The transition from identifiers to campaigns does not mean abandoning technical tools. It means redefining their role. Identifiers become tactical, not strategic. They help with timing and execution, but they do not define direction. Direction comes from the underlying narrative and the phase of the market’s development. When the two are aligned, the probability of success improves. When they are not, even the most precise signal is unlikely to hold.
This shift, at its core, is a move from recognition to participation. Recognition is passive. It waits for conditions to appear and reacts to them. Participation is active. It engages with the market as a process, anticipating how it may evolve and adjusting as new information emerges. It does not rely on certainty, but on coherence.

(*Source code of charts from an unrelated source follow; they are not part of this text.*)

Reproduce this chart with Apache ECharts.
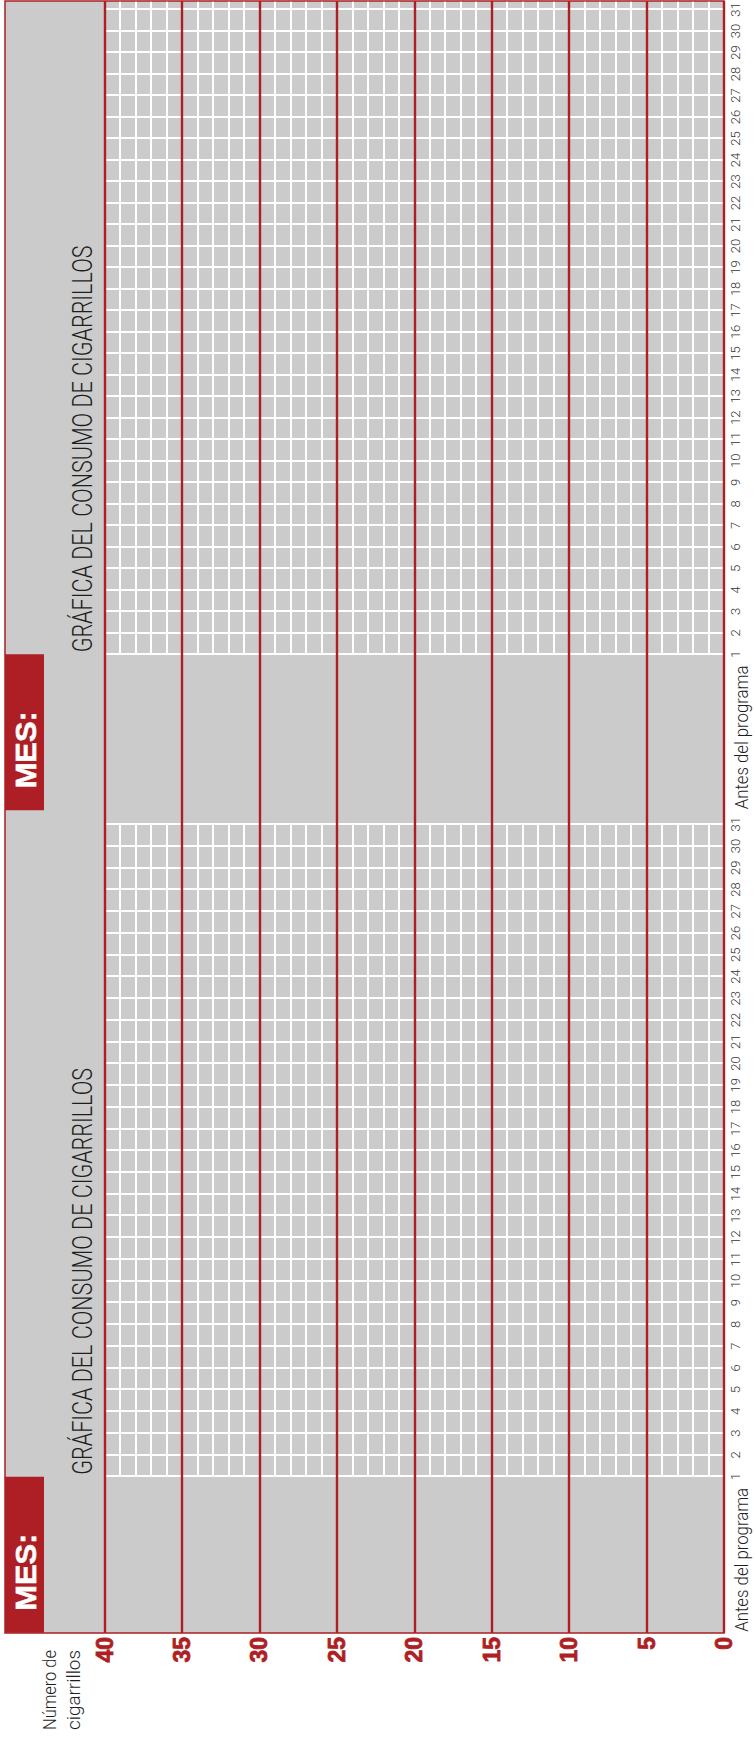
<!DOCTYPE html>
<html><head><meta charset="utf-8">
<script src="https://cdn.jsdelivr.net/npm/echarts@6/dist/echarts.min.js"></script>
<style>
html,body{margin:0;padding:0;background:#fff;overflow:hidden;width:755px;height:1742px;}
#chart{position:absolute;left:0;top:0;width:1742px;height:755px;transform-origin:0 0;transform:translate(0,1742px) rotate(-90deg);}
</style></head><body><div id="chart"></div>
<script>
// ---- data (blank recording template: two months) ----
const days = [1,2,3,4,5,6,7,8,9,10,11,12,13,14,15,16,17,18,19,20,21,22,23,24,25,26,27,28,29,30,31];
const cigaretteTicks = [0,5,10,15,20,25,30,35,40];
const monthLabels = ['MES:', 'MES:'];
const chartTitle = 'GRÁFICA DEL CONSUMO DE CIGARRILLOS';
const baselineLabel = 'Antes del programa';
const valueAxisName = ['Número de', 'cigarrillos'];
const consumptionMonth1 = [];
const consumptionMonth2 = [];

// ---- styling / layout ----
const RED = '#ad1f25', GREY = '#cbcbcb', WHITE = '#ffffff', INK = '#1e1e1e';
const W = 1742, H = 755;
const plot = {left: 109, right: 1, top: 5, bottom: 31};
const valTop = 104.5;
const blocks = [{left: 265.3, right: W - 917.7}, {left: 1087.7, right: W - 1732.5}];

const vMin = cigaretteTicks[0], vMax = cigaretteTicks[cigaretteTicks.length - 1];
const vStep = cigaretteTicks[1] - cigaretteTicks[0];
const dMin = days[0], dMax = days[days.length - 1];

const chart = echarts.init(document.getElementById('chart'), null, {renderer: 'svg'});

const dayAxis = (gi) => ({
  gridIndex: gi, type: 'value', min: dMin, max: dMax, interval: 1, z: 1,
  axisLine: {show: false}, axisTick: {show: false},
  splitLine: {show: true, lineStyle: {color: WHITE, width: 2}},
  axisLabel: {show: true, color: '#333', fontFamily: 'Roboto', fontWeight: 300, fontSize: 13, margin: 5,
    showMinLabel: true, showMaxLabel: true,
    formatter: v => days.includes(v) ? String(v) : ''}
});
const minorValAxis = (gi, show) => ({
  gridIndex: gi, type: 'value', min: vMin, max: vMax, interval: 1, z: 1,
  axisLine: {show: false}, axisTick: {show: false}, axisLabel: {show: false},
  splitLine: {show: show, lineStyle: {color: WHITE, width: 2}}
});
const hidden = (gi) => ({gridIndex: gi, type: 'value', min: 0, max: 1, show: false, splitLine: {show: false}});

const gridBase = {outerBoundsMode: 'none', containLabel: false};

chart.setOption({
  animation: false,
  grid: [
    Object.assign({left: plot.left, right: plot.right, top: plot.top, bottom: plot.bottom, show: true,
      backgroundColor: GREY, borderColor: RED, borderWidth: 1.5, z: 0}, gridBase),
    Object.assign({left: blocks[0].left, right: blocks[0].right, top: valTop, bottom: plot.bottom}, gridBase),
    Object.assign({left: blocks[1].left, right: blocks[1].right, top: valTop, bottom: plot.bottom}, gridBase),
    Object.assign({left: plot.left, right: plot.right, top: valTop, bottom: plot.bottom}, gridBase),
    // second month's value lines run on to the edge of the sheet
    Object.assign({left: blocks[1].left, right: plot.right + 0.8, top: valTop, bottom: plot.bottom}, gridBase)
  ],
  xAxis: [hidden(0), dayAxis(1), dayAxis(2), hidden(3), hidden(4)],
  yAxis: [
    hidden(0), minorValAxis(1, true), minorValAxis(2, false),
    {gridIndex: 3, type: 'value', min: vMin, max: vMax, interval: vStep, z: 3,
      axisLine: {show: false}, axisTick: {show: false},
      splitLine: {show: true, lineStyle: {color: RED, width: 2.4}},
      axisLabel: {color: RED, fontFamily: 'Liberation Sans', fontWeight: 'bold', fontSize: 23, margin: 4,
        textBorderColor: RED, textBorderWidth: 0.8}},
    minorValAxis(4, true)
  ],
  series: [
    {type: 'line', xAxisIndex: 1, yAxisIndex: 1, data: consumptionMonth1, symbol: 'none'},
    {type: 'line', xAxisIndex: 2, yAxisIndex: 2, data: consumptionMonth2, symbol: 'none'}
  ]
});

// ---- annotations positioned from the axes ----
const ctx = document.createElement('canvas').getContext('2d');
function textW(str, font) { ctx.font = font; return ctx.measureText(str).width; }
const fTitle = '300 28px Roboto', fAntes = '300 18px Roboto', fMes = 'bold 30px "Liberation Sans"', fName = '300 19px Roboto';

const graphics = [];
[1, 2].forEach((ax, i) => {
  const d1 = chart.convertToPixel({xAxisIndex: ax}, dMin);
  const boxW = 156;
  graphics.push({type: 'rect', shape: {x: d1 - boxW, y: plot.top, width: boxW, height: 39}, style: {fill: RED}, z: 10});
  graphics.push({type: 'text', x: d1 - boxW + 22, y: 25, scaleX: 77 / textW(monthLabels[i], fMes), z: 11,
    style: {text: monthLabels[i], font: fMes, fill: WHITE, verticalAlign: 'middle', align: 'left',
      stroke: WHITE, lineWidth: 0.6}});
  graphics.push({type: 'text', x: d1 + 2, y: 82, scaleX: 407 / textW(chartTitle, fTitle), z: 11,
    style: {text: chartTitle, font: fTitle, fill: INK, verticalAlign: 'middle', align: 'left'}});
  const aw = textW(baselineLabel, fAntes), sA = 144 / aw;
  graphics.push({type: 'text', x: d1 - 83 - 72, y: 741.5, scaleX: sA, z: 11,
    style: {text: baselineLabel, font: fAntes, fill: INK, verticalAlign: 'middle', align: 'left'}});
});
graphics.push({type: 'text', x: 12, y: 50, scaleX: 80 / textW(valueAxisName[0], fName), z: 11,
  style: {text: valueAxisName[0], font: fName, fill: INK, verticalAlign: 'middle', align: 'left'}});
graphics.push({type: 'text', x: 12, y: 73, scaleX: 80 / textW(valueAxisName[1], fName), z: 11,
  style: {text: valueAxisName[1], font: fName, fill: INK, verticalAlign: 'middle', align: 'left'}});

chart.setOption({graphic: {elements: graphics}});
</script></body></html>
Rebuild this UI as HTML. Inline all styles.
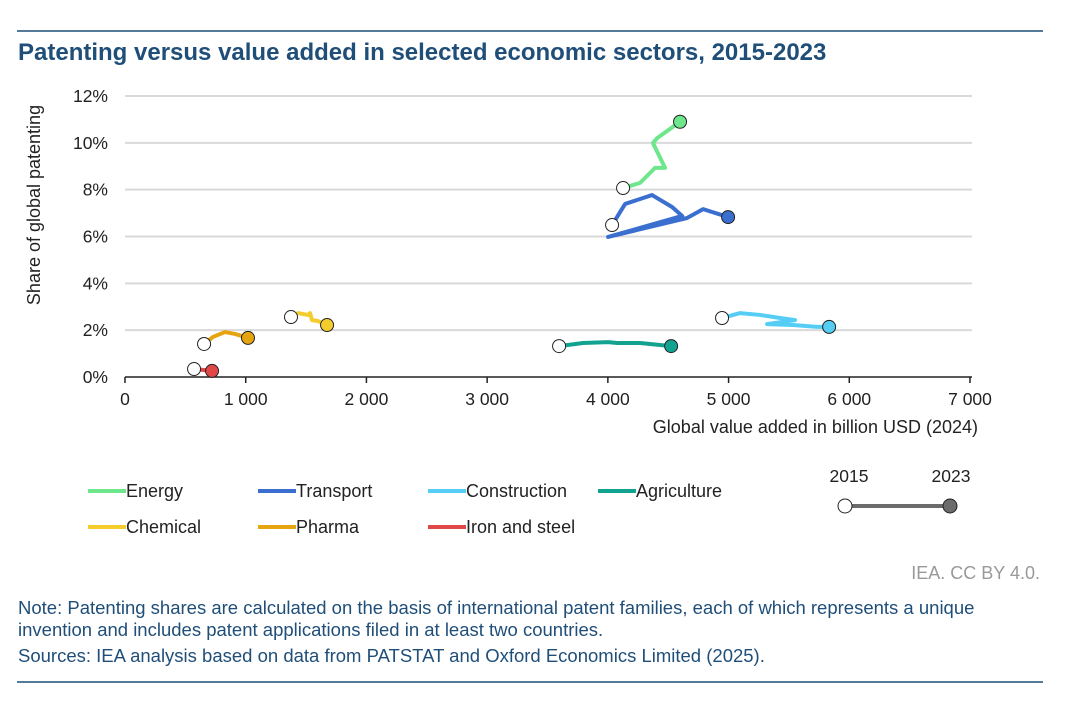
<!DOCTYPE html>
<html><head><meta charset="utf-8"><style>
body{margin:0;background:#fff;font-family:"Liberation Sans",Arial,sans-serif;}
#wrap{position:relative;width:1080px;height:709px;overflow:hidden;}
</style></head><body><div id="wrap">
<svg id="svg" width="1080" height="709" xmlns="http://www.w3.org/2000/svg">
<line x1="17" y1="31" x2="1043" y2="31" stroke="#1f4e79" stroke-width="1.5"/>
<text x="18" y="60" font-size="24" font-weight="bold" fill="#1f4e79">Patenting versus value added in selected economic sectors, 2015-2023</text>
<g id="grid"></g><g id="series"></g>
<text transform="translate(40,205) rotate(-90)" text-anchor="middle" font-size="18" fill="#222">Share of global patenting</text>
<text x="978" y="433" text-anchor="end" font-size="18" fill="#222">Global value added in billion USD (2024)</text>
<g id="legend"></g>
<g>
<text x="849" y="482" text-anchor="middle" font-size="17.5" fill="#222">2015</text>
<text x="951" y="482" text-anchor="middle" font-size="17.5" fill="#222">2023</text>
<line x1="845" y1="506" x2="950" y2="506" stroke="#6b6b6b" stroke-width="4"/>
<circle cx="845" cy="506" r="7" fill="#fff" stroke="#222" stroke-width="1"/>
<circle cx="950" cy="506" r="7" fill="#6b6b6b" stroke="#222" stroke-width="1"/>
</g>
<text x="1040" y="579" text-anchor="end" font-size="18" fill="#999">IEA. CC BY 4.0.</text>
<text x="18" y="614" font-size="18.5" fill="#1f4e79">Note: Patenting shares are calculated on the basis of international patent families, each of which represents a unique</text>
<text x="18" y="636" font-size="18.5" fill="#1f4e79">invention and includes patent applications filed in at least two countries.</text>
<text x="18" y="662" font-size="18.5" fill="#1f4e79">Sources: IEA analysis based on data from PATSTAT and Oxford Economics Limited (2025).</text>
<line x1="17" y1="682" x2="1043" y2="682" stroke="#1f4e79" stroke-width="1.5"/>
</svg>
<script>
const xTicks=[0,1000,2000,3000,4000,5000,6000,7000];
const xTickLabels=["0","1 000","2 000","3 000","4 000","5 000","6 000","7 000"];
const yTicks=[0,2,4,6,8,10,12];
const seriesNames=["Energy","Transport","Construction","Agriculture","Chemical","Pharma","Iron and steel"];
const seriesColors=["#6ee68c","#3a6fd0","#55cdf5","#12a390","#f5cc2e","#e6a410","#e04848"];
const energyX=[4126,4267,4391,4474,4374,4408,4598];
const energyY=[8.07,8.29,8.93,8.93,9.99,10.2,10.9];
const transportX=[4035,4143,4366,4532,4615,4002,4656,4789,4996];
const transportY=[6.49,7.39,7.77,7.26,6.88,5.98,6.79,7.17,6.83];
const constructionX=[4946,5095,5261,5427,5551,5319,5534,5733,5833];
const constructionY=[2.52,2.73,2.65,2.52,2.43,2.26,2.22,2.14,2.14];
const agricultureX=[3596,3794,4002,4076,4267,4524];
const agricultureY=[1.32,1.45,1.49,1.45,1.45,1.32];
const chemicalX=[1375,1433,1516,1533,1549,1599,1674];
const chemicalY=[2.56,2.73,2.65,2.73,2.43,2.39,2.22];
const pharmaX=[655,729,828,911,1019];
const pharmaY=[1.41,1.71,1.92,1.84,1.67];
const ironX=[572,721];
const ironY=[0.34,0.26];
const NS="http://www.w3.org/2000/svg";
const X=v=>125+v/7000*845, Y=v=>377-v/12*281;
function mk(t,a,p){const e=document.createElementNS(NS,t);for(const k in a)e.setAttribute(k,a[k]);p.appendChild(e);return e;}
const g=document.getElementById('grid');
yTicks.forEach(t=>{
 if(t>0){const l=mk('line',{x1:125,x2:972,y1:Y(t),y2:Y(t),stroke:'#d9d9d9','stroke-width':2},g);
 
 }
 const tx=mk('text',{x:108,y:Y(t)+6,'text-anchor':'end','font-size':17.5,fill:'#222'},g);tx.textContent=t+'%';
 
 
});
const ax=mk('line',{x1:125,x2:972,y1:377,y2:377,stroke:'#222','stroke-width':1.5},g);


xTicks.forEach((t,i)=>{
 mk('line',{x1:X(t),x2:X(t),y1:377,y2:383,stroke:'#222','stroke-width':1.5},g);
 const tx=mk('text',{x:X(t),y:405,'text-anchor':'middle','font-size':17.5,fill:'#222'},g);tx.textContent=xTickLabels[i];
 
 
});
const data=[[energyX,energyY],[transportX,transportY],[constructionX,constructionY],[agricultureX,agricultureY],[chemicalX,chemicalY],[pharmaX,pharmaY],[ironX,ironY]];
const s=document.getElementById('series');
data.forEach((d,i)=>{
 const [xs,ys]=d;const c=seriesColors[i];
 const grp=mk('g',{},s);
 
 
 mk('polyline',{points:xs.map((x,j)=>X(x)+','+Y(ys[j])).join(' '),fill:'none',stroke:c,'stroke-width':4,'stroke-linejoin':'round','stroke-linecap':'round'},grp);
 const n=xs.length-1;
 const a=mk('circle',{cx:X(xs[0]),cy:Y(ys[0]),r:6.5,fill:'#fff',stroke:'#222','stroke-width':1},grp);
 
 
 const b=mk('circle',{cx:X(xs[n]),cy:Y(ys[n]),r:6.5,fill:c,stroke:'#222','stroke-width':1},grp);
 
 
});
const lg=document.getElementById('legend');
const lx=[88,258,428,598,88,258,428], ly=[491,491,491,491,527,527,527];
seriesNames.forEach((n,i)=>{
 const e=mk('g',{},lg);
 
 
 mk('line',{x1:lx[i],x2:lx[i]+38,y1:ly[i],y2:ly[i],stroke:seriesColors[i],'stroke-width':4},e);
 const t=mk('text',{x:lx[i]+38,y:ly[i]+6,'font-size':18,fill:'#222'},e);t.textContent=n;
});
</script>
</div></body></html>
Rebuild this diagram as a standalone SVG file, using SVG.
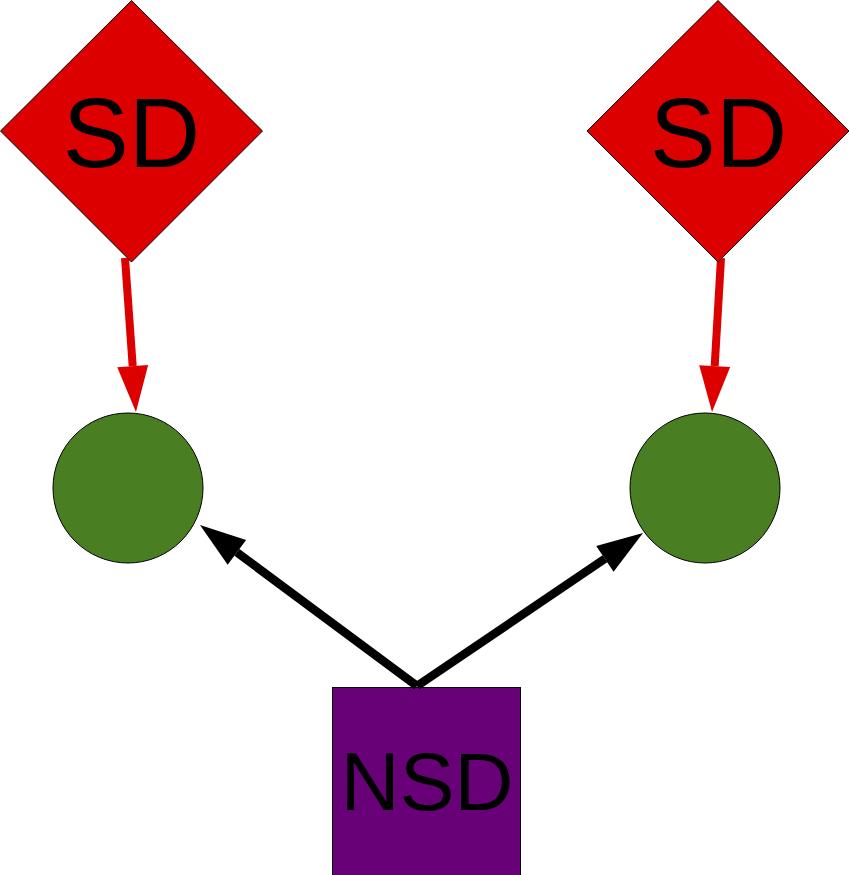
<svg xmlns="http://www.w3.org/2000/svg" width="850" height="875" viewBox="0 0 850 875">
  <style>
    .sd { fill: #dc0000; stroke: #000; stroke-width: 1; }
    .dot { fill: #4a7e22; stroke: #000; stroke-width: 1; }
    .nsd { fill: #680077; stroke: #000; stroke-width: 1; }
    .lbl { font-family: "Liberation Sans", Arial, sans-serif; fill: #000; text-anchor: middle; }
    .red { stroke: #dc0000; stroke-width: 8; fill: none; marker-end: url(#headRed); }
    .blk { stroke: #000; stroke-width: 8.5; fill: none; marker-end: url(#headBlk); }
  </style>
  <defs>
    <marker id="headRed" markerUnits="userSpaceOnUse" markerWidth="46" markerHeight="31" refX="0" refY="15.5" orient="auto" overflow="visible">
      <path d="M0,0 L46,15.5 L0,31 Z" fill="#dc0000"/>
    </marker>
    <marker id="headBlk" markerUnits="userSpaceOnUse" markerWidth="46" markerHeight="31" refX="0" refY="15.5" orient="auto" overflow="visible">
      <path d="M0,0 L46,15.5 L0,31 Z" fill="#000"/>
    </marker>
  </defs>
  <g id="nsd">
    <rect class="nsd" x="332.5" y="687.5" width="188" height="190"/>
    <text class="lbl" x="427" y="810" font-size="82">NSD</text>
  </g>
  <g id="connectors">
    <line class="red" x1="125" y1="258" x2="132.7" y2="366.1"/>
    <line class="red" x1="721" y1="258" x2="714.7" y2="366.1"/>
    <line class="blk" x1="417" y1="686" x2="236.9" y2="552.4"/>
    <line class="blk" x1="417" y1="686" x2="604.9" y2="558.8"/>
  </g>
  <g id="sd-left">
    <polygon class="sd" points="131.5,0.5 262.5,131 131.5,262 0.5,131"/>
    <text class="lbl" x="131.5" y="167" font-size="99">SD</text>
  </g>
  <g id="sd-right">
    <polygon class="sd" points="718,0.5 849,131 718,262 587,131"/>
    <text class="lbl" x="718.5" y="167" font-size="99">SD</text>
  </g>
  <g id="dot-left">
    <circle class="dot" cx="128" cy="488" r="75"/>
  </g>
  <g id="dot-right">
    <circle class="dot" cx="705" cy="488" r="75"/>
  </g>
</svg>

Professional trading requires this level of coherence. It is not enough to know what the market is doing at a given moment. That knowledge, on its own, has limited value. What matters is understanding what the market is in the process of becoming, and positioning accordingly.
Identifiers can highlight moments, but they cannot capture progression. Campaigns, by contrast, are built around progression. They accept that markets unfold through phases, that opportunities are unevenly distributed, and that alignment with the broader movement is more important than precision at any single point.
In the end, the goal is not to identify more patterns or to refine signals to a higher degree of accuracy. The goal is to operate at the level where markets actually move. That level is not defined by isolated events, but by the flow of capital over time. Traders who remain focused on identifiers will continue to react to fragments. Those who learn to think in campaigns begin to engage with the structure behind those fragments.
That difference is what separates activity from strategy.